The exercise
Copy nothing but the text: reproduce each line of the listing exactly and leave the pictures out.

----------

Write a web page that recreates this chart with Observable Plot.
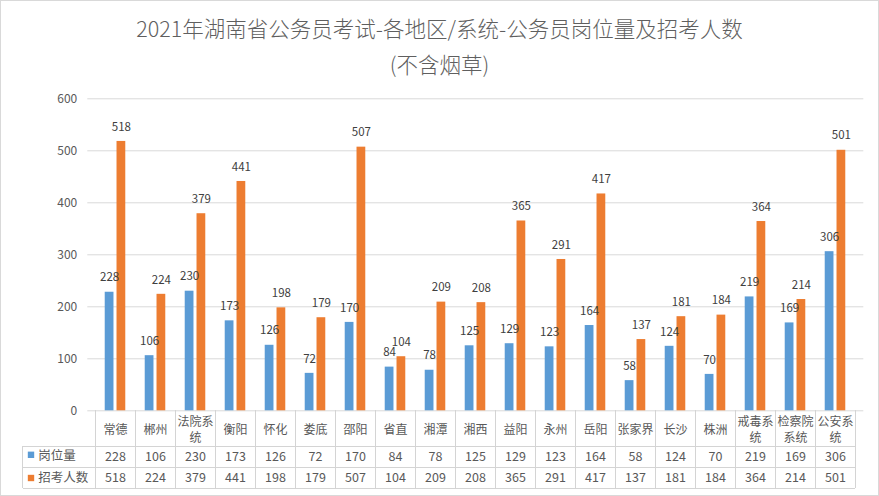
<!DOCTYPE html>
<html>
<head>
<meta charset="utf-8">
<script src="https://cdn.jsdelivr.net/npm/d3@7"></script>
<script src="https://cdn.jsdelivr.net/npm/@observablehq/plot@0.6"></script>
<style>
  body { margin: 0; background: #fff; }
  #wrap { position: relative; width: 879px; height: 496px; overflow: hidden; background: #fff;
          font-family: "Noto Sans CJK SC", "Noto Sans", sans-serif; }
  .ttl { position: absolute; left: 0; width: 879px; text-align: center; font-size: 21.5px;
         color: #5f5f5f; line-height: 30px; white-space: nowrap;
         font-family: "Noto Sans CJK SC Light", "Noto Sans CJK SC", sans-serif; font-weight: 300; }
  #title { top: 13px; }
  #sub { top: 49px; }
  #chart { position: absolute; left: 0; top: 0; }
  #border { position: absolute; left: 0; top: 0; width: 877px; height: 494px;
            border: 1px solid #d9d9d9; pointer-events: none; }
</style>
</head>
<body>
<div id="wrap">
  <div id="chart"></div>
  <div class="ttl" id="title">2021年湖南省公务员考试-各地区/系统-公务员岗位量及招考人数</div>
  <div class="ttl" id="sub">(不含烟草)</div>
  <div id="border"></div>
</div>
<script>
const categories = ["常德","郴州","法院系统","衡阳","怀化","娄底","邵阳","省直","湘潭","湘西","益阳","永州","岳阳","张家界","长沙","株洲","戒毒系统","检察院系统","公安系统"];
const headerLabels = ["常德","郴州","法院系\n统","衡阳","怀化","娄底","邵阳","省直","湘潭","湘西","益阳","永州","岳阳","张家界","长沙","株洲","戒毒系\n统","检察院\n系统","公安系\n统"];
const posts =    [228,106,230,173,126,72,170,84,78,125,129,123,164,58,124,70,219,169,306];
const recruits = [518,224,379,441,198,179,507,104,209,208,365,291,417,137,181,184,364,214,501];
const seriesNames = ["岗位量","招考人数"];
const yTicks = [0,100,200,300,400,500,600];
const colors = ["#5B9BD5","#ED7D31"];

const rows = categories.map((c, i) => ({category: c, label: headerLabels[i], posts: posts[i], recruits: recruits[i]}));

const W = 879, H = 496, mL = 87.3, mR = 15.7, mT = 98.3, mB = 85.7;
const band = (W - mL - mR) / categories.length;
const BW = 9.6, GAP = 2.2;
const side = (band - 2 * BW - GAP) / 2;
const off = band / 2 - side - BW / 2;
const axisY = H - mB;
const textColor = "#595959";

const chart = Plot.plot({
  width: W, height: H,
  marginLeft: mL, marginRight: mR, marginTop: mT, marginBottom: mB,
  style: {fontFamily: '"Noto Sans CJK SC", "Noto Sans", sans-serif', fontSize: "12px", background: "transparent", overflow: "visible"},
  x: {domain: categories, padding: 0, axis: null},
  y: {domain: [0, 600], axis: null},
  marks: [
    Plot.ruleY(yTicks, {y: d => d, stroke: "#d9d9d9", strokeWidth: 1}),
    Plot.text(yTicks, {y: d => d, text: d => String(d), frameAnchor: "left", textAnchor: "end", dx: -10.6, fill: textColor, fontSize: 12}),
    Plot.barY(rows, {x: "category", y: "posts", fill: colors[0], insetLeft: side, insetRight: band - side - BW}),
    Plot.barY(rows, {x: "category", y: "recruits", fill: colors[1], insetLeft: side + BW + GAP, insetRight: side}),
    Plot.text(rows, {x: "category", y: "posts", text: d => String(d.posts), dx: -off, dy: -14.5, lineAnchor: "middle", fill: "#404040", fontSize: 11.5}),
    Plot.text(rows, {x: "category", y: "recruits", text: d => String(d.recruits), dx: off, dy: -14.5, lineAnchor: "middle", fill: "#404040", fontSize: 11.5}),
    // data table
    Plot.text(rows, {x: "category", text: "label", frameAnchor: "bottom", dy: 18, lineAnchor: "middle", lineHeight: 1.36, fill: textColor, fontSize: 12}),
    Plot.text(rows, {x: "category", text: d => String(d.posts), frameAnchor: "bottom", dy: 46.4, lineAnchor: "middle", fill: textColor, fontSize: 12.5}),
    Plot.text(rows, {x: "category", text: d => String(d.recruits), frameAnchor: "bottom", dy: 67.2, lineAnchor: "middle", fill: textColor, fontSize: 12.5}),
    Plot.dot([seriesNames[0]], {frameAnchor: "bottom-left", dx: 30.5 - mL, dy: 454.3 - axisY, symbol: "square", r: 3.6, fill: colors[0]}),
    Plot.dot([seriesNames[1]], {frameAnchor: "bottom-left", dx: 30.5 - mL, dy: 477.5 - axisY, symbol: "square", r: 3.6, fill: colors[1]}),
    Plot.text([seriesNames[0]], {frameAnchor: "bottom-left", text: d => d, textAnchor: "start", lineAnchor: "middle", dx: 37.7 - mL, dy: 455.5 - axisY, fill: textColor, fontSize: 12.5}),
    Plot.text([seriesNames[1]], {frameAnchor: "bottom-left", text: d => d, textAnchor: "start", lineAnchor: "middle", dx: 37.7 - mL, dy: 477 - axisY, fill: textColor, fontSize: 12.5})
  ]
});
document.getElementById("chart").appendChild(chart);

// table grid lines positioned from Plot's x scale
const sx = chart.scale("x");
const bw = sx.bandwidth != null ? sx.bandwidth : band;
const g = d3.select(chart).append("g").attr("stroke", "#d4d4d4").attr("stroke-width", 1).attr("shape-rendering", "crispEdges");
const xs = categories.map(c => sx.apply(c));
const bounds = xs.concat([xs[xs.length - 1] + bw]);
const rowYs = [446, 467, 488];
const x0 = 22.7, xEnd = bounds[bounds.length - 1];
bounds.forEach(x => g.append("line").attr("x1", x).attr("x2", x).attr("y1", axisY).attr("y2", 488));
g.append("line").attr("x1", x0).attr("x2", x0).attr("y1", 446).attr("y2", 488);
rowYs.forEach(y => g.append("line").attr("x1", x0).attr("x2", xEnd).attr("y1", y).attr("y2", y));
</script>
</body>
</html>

----------

Output of the task
Write a web page that recreates this chart with Observable Plot.
<!DOCTYPE html>
<html>
<head>
<meta charset="utf-8">
<script src="https://cdn.jsdelivr.net/npm/d3@7"></script>
<script src="https://cdn.jsdelivr.net/npm/@observablehq/plot@0.6"></script>
<style>
  body { margin: 0; background: #fff; }
  #wrap { position: relative; width: 879px; height: 496px; overflow: hidden; background: #fff;
          font-family: "Noto Sans CJK SC", "Noto Sans", sans-serif; }
  .ttl { position: absolute; left: 0; width: 879px; text-align: center; font-size: 21.5px;
         color: #5f5f5f; line-height: 30px; white-space: nowrap;
         font-family: "Noto Sans CJK SC Light", "Noto Sans CJK SC", sans-serif; font-weight: 300; }
  #title { top: 13px; }
  #sub { top: 49px; }
  #chart { position: absolute; left: 0; top: 0; }
  #border { position: absolute; left: 0; top: 0; width: 877px; height: 494px;
            border: 1px solid #d9d9d9; pointer-events: none; }
</style>
</head>
<body>
<div id="wrap">
  <div id="chart"></div>
  <div class="ttl" id="title">2021年湖南省公务员考试-各地区/系统-公务员岗位量及招考人数</div>
  <div class="ttl" id="sub">(不含烟草)</div>
  <div id="border"></div>
</div>
<script>
const categories = ["常德","郴州","法院系统","衡阳","怀化","娄底","邵阳","省直","湘潭","湘西","益阳","永州","岳阳","张家界","长沙","株洲","戒毒系统","检察院系统","公安系统"];
const headerLabels = ["常德","郴州","法院系\n统","衡阳","怀化","娄底","邵阳","省直","湘潭","湘西","益阳","永州","岳阳","张家界","长沙","株洲","戒毒系\n统","检察院\n系统","公安系\n统"];
const posts =    [228,106,230,173,126,72,170,84,78,125,129,123,164,58,124,70,219,169,306];
const recruits = [518,224,379,441,198,179,507,104,209,208,365,291,417,137,181,184,364,214,501];
const seriesNames = ["岗位量","招考人数"];
const yTicks = [0,100,200,300,400,500,600];
const colors = ["#5B9BD5","#ED7D31"];

const rows = categories.map((c, i) => ({category: c, label: headerLabels[i], posts: posts[i], recruits: recruits[i]}));

const W = 879, H = 496, mL = 87.3, mR = 15.7, mT = 98.3, mB = 85.7;
const band = (W - mL - mR) / categories.length;
const BW = 9.6, GAP = 2.2;
const side = (band - 2 * BW - GAP) / 2;
const off = band / 2 - side - BW / 2;
const axisY = H - mB;
const textColor = "#595959";

const chart = Plot.plot({
  width: W, height: H,
  marginLeft: mL, marginRight: mR, marginTop: mT, marginBottom: mB,
  style: {fontFamily: '"Noto Sans CJK SC", "Noto Sans", sans-serif', fontSize: "12px", background: "transparent", overflow: "visible"},
  x: {domain: categories, padding: 0, axis: null},
  y: {domain: [0, 600], axis: null},
  marks: [
    Plot.ruleY(yTicks, {y: d => d, stroke: "#d9d9d9", strokeWidth: 1}),
    Plot.text(yTicks, {y: d => d, text: d => String(d), frameAnchor: "left", textAnchor: "end", dx: -10.6, fill: textColor, fontSize: 12}),
    Plot.barY(rows, {x: "category", y: "posts", fill: colors[0], insetLeft: side, insetRight: band - side - BW}),
    Plot.barY(rows, {x: "category", y: "recruits", fill: colors[1], insetLeft: side + BW + GAP, insetRight: side}),
    Plot.text(rows, {x: "category", y: "posts", text: d => String(d.posts), dx: -off, dy: -14.5, lineAnchor: "middle", fill: "#404040", fontSize: 11.5}),
    Plot.text(rows, {x: "category", y: "recruits", text: d => String(d.recruits), dx: off, dy: -14.5, lineAnchor: "middle", fill: "#404040", fontSize: 11.5}),
    // data table
    Plot.text(rows, {x: "category", text: "label", frameAnchor: "bottom", dy: 18, lineAnchor: "middle", lineHeight: 1.36, fill: textColor, fontSize: 12}),
    Plot.text(rows, {x: "category", text: d => String(d.posts), frameAnchor: "bottom", dy: 46.4, lineAnchor: "middle", fill: textColor, fontSize: 12.5}),
    Plot.text(rows, {x: "category", text: d => String(d.recruits), frameAnchor: "bottom", dy: 67.2, lineAnchor: "middle", fill: textColor, fontSize: 12.5}),
    Plot.dot([seriesNames[0]], {frameAnchor: "bottom-left", dx: 30.5 - mL, dy: 454.3 - axisY, symbol: "square", r: 3.6, fill: colors[0]}),
    Plot.dot([seriesNames[1]], {frameAnchor: "bottom-left", dx: 30.5 - mL, dy: 477.5 - axisY, symbol: "square", r: 3.6, fill: colors[1]}),
    Plot.text([seriesNames[0]], {frameAnchor: "bottom-left", text: d => d, textAnchor: "start", lineAnchor: "middle", dx: 37.7 - mL, dy: 455.5 - axisY, fill: textColor, fontSize: 12.5}),
    Plot.text([seriesNames[1]], {frameAnchor: "bottom-left", text: d => d, textAnchor: "start", lineAnchor: "middle", dx: 37.7 - mL, dy: 477 - axisY, fill: textColor, fontSize: 12.5})
  ]
});
document.getElementById("chart").appendChild(chart);

// table grid lines positioned from Plot's x scale
const sx = chart.scale("x");
const bw = sx.bandwidth != null ? sx.bandwidth : band;
const g = d3.select(chart).append("g").attr("stroke", "#d4d4d4").attr("stroke-width", 1).attr("shape-rendering", "crispEdges");
const xs = categories.map(c => sx.apply(c));
const bounds = xs.concat([xs[xs.length - 1] + bw]);
const rowYs = [446, 467, 488];
const x0 = 22.7, xEnd = bounds[bounds.length - 1];
bounds.forEach(x => g.append("line").attr("x1", x).attr("x2", x).attr("y1", axisY).attr("y2", 488));
g.append("line").attr("x1", x0).attr("x2", x0).attr("y1", 446).attr("y2", 488);
rowYs.forEach(y => g.append("line").attr("x1", x0).attr("x2", xEnd).attr("y1", y).attr("y2", y));
</script>
</body>
</html>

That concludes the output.